MNA for Prévost
- In office 2008–2012
- Preceded by: Martin Camirand
- Succeeded by: riding dissolved

Personal details
- Born: March 5, 1955 (age 71) Saint-Jérôme, Quebec
- Party: Parti Québécois
- Education: Université de Montréal; Université du Québec à Montréal;
- Profession: teacher, journalist
- Portfolio: Education

= Gilles Robert =

Canadian politician and teacher

Gilles Robert (born March 5, 1955) is a Canadian politician and teacher. Robert represented the riding of Prévost in the National Assembly of Quebec from 2008 to 2012. He is a member of the Parti Québécois.

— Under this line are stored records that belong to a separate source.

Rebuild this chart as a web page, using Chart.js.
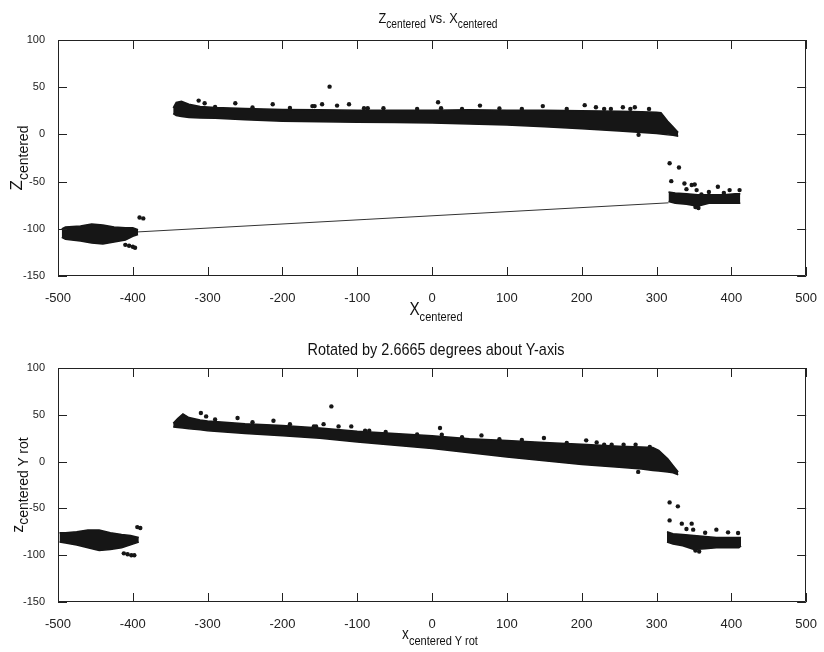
<!DOCTYPE html>
<html>
<head>
<meta charset="utf-8">
<script src="https://cdn.jsdelivr.net/npm/chart.js@4.4.1/dist/chart.umd.min.js"></script>
<style>
  body { margin: 0; background: #fff; }
  #wrap { position: relative; width: 824px; height: 652px; overflow: hidden; }
  canvas { position: absolute; left: 0; }
  .lbl { position: absolute; font-family: 'Liberation Sans Narrow', 'Liberation Sans', sans-serif; color: #111; white-space: nowrap; line-height: 1; transform: translateX(-50%) scaleX(0.85); }
  .lbl sub { vertical-align: -0.45em; }
  .rot { position: absolute; font-family: 'Liberation Sans', Arial, sans-serif; color: #111; white-space: nowrap; line-height: 1; transform: translate(-50%, -50%) rotate(-90deg); }
  .rot sub { vertical-align: -0.4em; }
</style>
</head>
<body>
<div id="wrap">
  <canvas id="top" width="824" height="310" style="top:0"></canvas>
  <canvas id="bot" width="824" height="342" style="top:310px"></canvas>

  <div class="lbl" style="left:438px; top:10px; font-size:15px">Z<sub style="font-size:12px">centered</sub> vs. X<sub style="font-size:12px">centered</sub></div>
  <div class="lbl" style="left:436px; top:300px; font-size:18px">X<sub style="font-size:13px">centered</sub></div>
  <div class="rot" style="left:19px; top:158px; font-size:17px">Z<sub style="font-size:14px">centered</sub></div>

  <div class="lbl" style="left:436px; top:341px; font-size:17px">Rotated by 2.6665 degrees about Y-axis</div>
  <div class="lbl" style="left:440px; top:626px; font-size:16px">x<sub style="font-size:13px">centered Y rot</sub></div>
  <div class="rot" style="left:20px; top:485px; font-size:16px">z<sub style="font-size:14px">centered Y rot</sub></div>
</div>

<script>
// eixos
const xTickValues = [-500, -400, -300, -200, -100, 0, 100, 200, 300, 400, 500];
const yTickValues = [-150, -100, -50, 0, 50, 100];

// --- Z vs X (topo) ---
const topMainX  = [-346, -342, -335, -325, -310, -290, -250, -200, -150, -100, -50, 0, 50, 100, 150, 200, 250, 280, 300, 306, 315, 322, 329];
const topMainHi = [28, 34, 35, 32, 29.5, 28.5, 27.5, 26.5, 26, 25.5, 25.5, 25.5, 26, 25.5, 25.5, 25, 24.5, 24, 23.5, 23, 14, 8, 2];
const topMainLo = [22, 20, 19, 18, 17.5, 17, 15.5, 14, 13.5, 13, 12.5, 12, 11, 10, 8, 6, 3.5, 2, 1, 0.5, -0.5, -1, -2];

const topLeftX  = [-495, -490, -470, -455, -440, -425, -410, -400, -393];
const topLeftHi = [-100, -98, -97, -95, -96, -98, -99, -99, -101];
const topLeftLo = [-109, -111, -113, -115, -116, -114, -112, -108, -106];

const topRightX  = [316, 325, 340, 355, 370, 390, 405, 412];
const topRightHi = [-61, -62, -63, -64, -64, -64, -63, -63];
const topRightLo = [-71, -73, -74, -76, -73, -73, -73, -73];

const topLineX = [-490, 316];
const topLineY = [-107.5, -72.5];

const topOutX = [-312, -304, -263, -213, -160, -157, -147, -137, -127, -111, -91, -86, -65, 8, 12, 64, 148, 204, 219, 239, 255, 271, 290, 276,
  -290, -240, -190, -20, 40, 90, 120, 180, 230, 265,
  -410, -405, -400, -397, -391, -386,
  317.5, 330, 319.7, 337.3, 347, 351, 353.6, 360, 382, 397.7, 411, 352, 356, 340, 370, 390];
const topOutY = [35.8, 33, 33, 32, 30, 30, 32, 50.6, 30.5, 32, 27.7, 27.7, 27.7, 34, 27.7, 30.5, 30, 31, 28.8, 27, 28.8, 28.8, 27, -0.5,
  29, 28.5, 28, 27, 27, 27.5, 27, 27, 27, 27,
  -117, -118, -119, -120, -88, -89,
  -30.6, -35, -49.5, -52, -53.6, -53, -59, -63.5, -55.4, -59, -59, -77, -78, -58, -61, -62];

// --- rotacionado (baixo) ---
const botMainX  = [-346, -340, -333, -325, -310, -300, -250, -200, -150, -100, -50, 0, 50, 100, 150, 200, 250, 280, 295, 303, 315, 322, 329];
const botMainHi = [41, 46, 51, 47, 44.5, 43.5, 40.5, 38.5, 36, 32.5, 30, 27.5, 24.5, 22.5, 20.5, 18.5, 16.5, 15.5, 15, 12, 3, -4, -11];
const botMainLo = [37, 36.5, 36, 35, 34, 33, 30, 27.5, 25, 21, 17.5, 14, 9.5, 5, 1, -3, -6, -8, -9.5, -10, -11, -12, -14];

const botLeftX  = [-498, -490, -475, -460, -445, -430, -415, -403, -392];
const botLeftHi = [-76, -76, -75, -73, -73, -76, -78, -79, -81];
const botLeftLo = [-86, -87, -89, -92, -95, -94, -92, -89, -86];

const botRightX  = [314, 322, 335, 350, 365, 380, 395, 410, 413];
const botRightHi = [-75, -77, -78, -79, -80, -81, -81, -81, -81];
const botRightLo = [-86, -88, -90, -94, -93, -92, -92, -92, -90];

const botOutX = [-309, -302, -260, -212, -158, -155, -145, -134.6, -125, -108, -89.5, -84, -62, 10.6, 13, 66, 149.5, 206, 220, 240, 256, 272, 291, 275.5,
  -290, -240, -190, -20, 40, 90, 120, 180, 230,
  -412, -407, -402, -398, -394, -390,
  317.5, 328.5, 317.5, 333.8, 347, 349, 380, 395.6, 409, 352, 357, 340, 365];
const botOutY = [52, 48.3, 46.6, 43.7, 37.6, 37.6, 40, 59, 37.6, 37.6, 33, 33, 31.6, 35.9, 28.7, 28, 25.2, 22.7, 20.5, 18, 18, 18, 15.6, -11,
  45, 42, 40, 29, 26, 24, 23, 20, 18,
  -98, -99, -100, -100, -70, -71,
  -43.6, -47.8, -62.8, -66.3, -66.3, -72.7, -72.7, -75.6, -76.3, -95, -96, -72, -76];

const cor = '#161616';

function pts(xs, ys) {
  return xs.map((x, i) => ({ x: x, y: ys[i] }));
}

function faixa(xs, hi, lo) {
  // limite superior preenchido ate o inferior
  return [
    { data: pts(xs, hi), borderColor: cor, backgroundColor: cor, borderWidth: 1.5, pointRadius: 0, tension: 0, fill: '+1' },
    { data: pts(xs, lo), borderColor: cor, borderWidth: 1.5, pointRadius: 0, tension: 0, fill: false }
  ];
}

function pontos(xs, ys) {
  return { data: pts(xs, ys), showLine: false, pointRadius: 2.2, pointBackgroundColor: cor, pointBorderWidth: 0 };
}

// caixa com marcas para dentro, estilo matlab
const caixa = {
  id: 'caixa',
  afterDatasetsDraw(chart) {
    const { ctx, chartArea: a, scales: { x, y } } = chart;
    ctx.save();
    ctx.strokeStyle = '#222';
    ctx.lineWidth = 1;
    ctx.beginPath();
    x.ticks.forEach(t => {
      const px = Math.round(x.getPixelForValue(t.value)) + 0.5;
      ctx.moveTo(px, a.bottom); ctx.lineTo(px, a.bottom - 9);
      ctx.moveTo(px, a.top); ctx.lineTo(px, a.top + 9);
    });
    y.ticks.forEach(t => {
      const py = Math.round(y.getPixelForValue(t.value)) + 0.5;
      ctx.moveTo(a.left, py); ctx.lineTo(a.left + 9, py);
      ctx.moveTo(a.right, py); ctx.lineTo(a.right - 9, py);
    });
    ctx.rect(Math.round(a.left) + 0.5, Math.round(a.top) + 0.5, Math.round(a.width) - 1, Math.round(a.height) - 1);
    ctx.stroke();
    ctx.restore();
  }
};

const fonteTicks = "'Liberation Sans Narrow', 'Liberation Sans', Arial, sans-serif";

function opcoes(padTop, padBottom) {
  return {
    responsive: false,
    animation: false,
    layout: { padding: { top: padTop, left: 18, right: 10, bottom: padBottom } },
    plugins: { legend: { display: false }, tooltip: { enabled: false } },
    scales: {
      x: {
        type: 'linear', min: -500, max: 500,
        afterBuildTicks: s => { s.ticks = xTickValues.map(v => ({ value: v })); },
        afterFit: s => { s.height = 30; },
        grid: { display: false },
        border: { display: false },
        ticks: { color: '#222', padding: 7, font: { family: fonteTicks, size: 13 } }
      },
      y: {
        min: -150, max: 100,
        afterBuildTicks: s => { s.ticks = yTickValues.map(v => ({ value: v })); },
        afterFit: s => { s.width = 40; },
        grid: { display: false },
        border: { display: false },
        ticks: { color: '#222', padding: 5, font: { family: fonteTicks, size: 11 } }
      }
    }
  };
}

new Chart(document.getElementById('top').getContext('2d'), {
  type: 'line',
  data: {
    datasets: [
      ...faixa(topMainX, topMainHi, topMainLo),
      ...faixa(topLeftX, topLeftHi, topLeftLo),
      ...faixa(topRightX, topRightHi, topRightLo),
      { data: pts(topLineX, topLineY), borderColor: '#333', borderWidth: 1, pointRadius: 0, fill: false },
      pontos(topOutX, topOutY)
    ]
  },
  options: opcoes(40, 4),
  plugins: [caixa]
});

new Chart(document.getElementById('bot').getContext('2d'), {
  type: 'line',
  data: {
    datasets: [
      ...faixa(botMainX, botMainHi, botMainLo),
      ...faixa(botLeftX, botLeftHi, botLeftLo),
      ...faixa(botRightX, botRightHi, botRightLo),
      pontos(botOutX, botOutY)
    ]
  },
  options: opcoes(58, 20),
  plugins: [caixa]
});
</script>
</body>
</html>
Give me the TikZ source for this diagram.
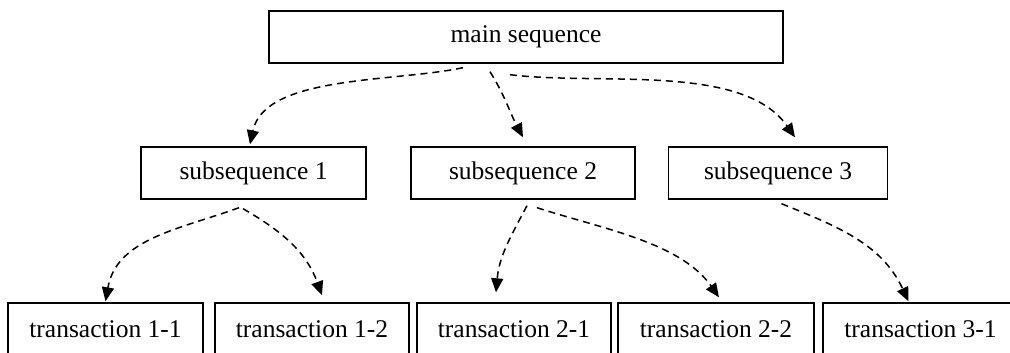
\documentclass[tikz,border=0pt]{standalone}
\usepackage{fontspec}
\setmainfont{Liberation Serif}
\usetikzlibrary{arrows.meta, calc}

\tikzset{
  seqbox/.style = {rectangle, line width = 1.4pt, draw = black, fill = white, inner sep = 0pt, minimum height = 52pt, font = \fontsize{25.5}{30}\selectfont},
  link/.style = {draw, line width = 1.5pt, dash pattern = on 7pt off 5pt, -{Triangle[length = 14pt, width = 12pt]}}
}

\begin{document}
\begin{tikzpicture}[x = 1pt, y = 1pt]

\clip (0, 0) rectangle (1010, 353);

\node[seqbox, minimum width = 514pt] (main) at (526, 316) {main sequence};

\node[seqbox, minimum width = 225pt] (sub1) at (253.5, 180) {subsequence 1};
\node[seqbox, minimum width = 224pt] (sub2) at (523, 180) {subsequence 2};
\node[seqbox, minimum width = 219pt] (sub3) at (778, 180) {subsequence 3};

\node[seqbox, minimum width = 195pt, minimum height = 53pt] (tr11) at (105.5, 23.5) {transaction 1-1};
\node[seqbox, minimum width = 194pt, minimum height = 53pt] (tr12) at (312, 23.5) {transaction 1-2};
\node[seqbox, minimum width = 194pt, minimum height = 53pt] (tr21) at (514, 23.5) {transaction 2-1};
\node[seqbox, minimum width = 196pt, minimum height = 53pt] (tr22) at (716, 23.5) {transaction 2-2};
\node[seqbox, minimum width = 195pt, minimum height = 53pt] (tr31) at (920.5, 23.5) {transaction 3-1};

% main sequence to subsequences
\path ($(main.south)+(-63, -4)$) edge [link, out = 192, in = 78, looseness = 0.8] ($(sub1.north)+(-3.5, 2)$);
\path ($(main.south)+(-36, -8)$) edge [link, out = -58, in = 118] ($(sub2.north)+(0, 9)$);
\path ($(main.south)+(-16, -11)$) edge [link, out = -7, in = 125, looseness = 0.8] ($(sub3.north)+(17, 9)$);

% subsequences to transactions
\path ($(sub1.south)+(-14.5, -8)$) edge [link, out = 200, in = 80] ($(tr11.north)+(0, 1)$);
\path ($(sub1.south)+(-10.5, -9)$) edge [link, out = -30, in = 110] ($(tr12.north)+(10, 7)$);
\path ($(sub2.south)+(4, -6)$) edge [link, out = -118, in = 85] ($(tr21.north)+(-18, 10)$);
\path ($(sub2.south)+(14, -8)$) edge [link, out = -18, in = 125, looseness = 0.85] ($(tr22.north)+(3, 5)$);
\path ($(sub3.south)+(3.5, -4)$) edge [link, out = -22, in = 115] ($(tr31.north)+(-12, 1)$);

\end{tikzpicture}
\end{document}
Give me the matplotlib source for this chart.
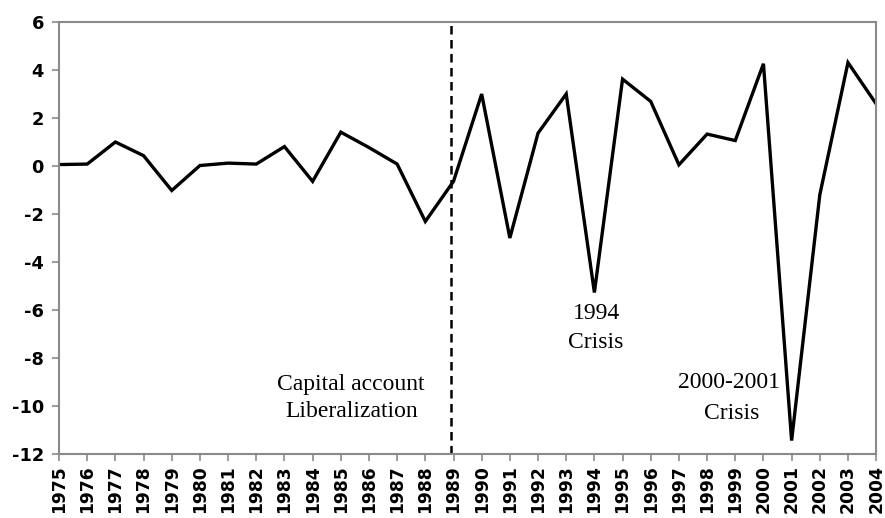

Born in Saint-Jérôme, Quebec, Robert first obtained a bachelor's degree from the Université de Montréal in history in 1977 and later added a certificate in educational sciences from the Université du Québec à Montréal in 1995.

During his 30-year professional career, Robert worked as a teacher from 1977 to 1978, from 1993 to 2007 mostly in history and politics at Académie Lafontaine. He was also a project coordinator and responsible for communications at Académie Lafontaine and was a journalist for 15 years at L'Écho du Nord.

In the 2012 election, he ran in the new riding of Saint-Jérôme but lost to the CAQ.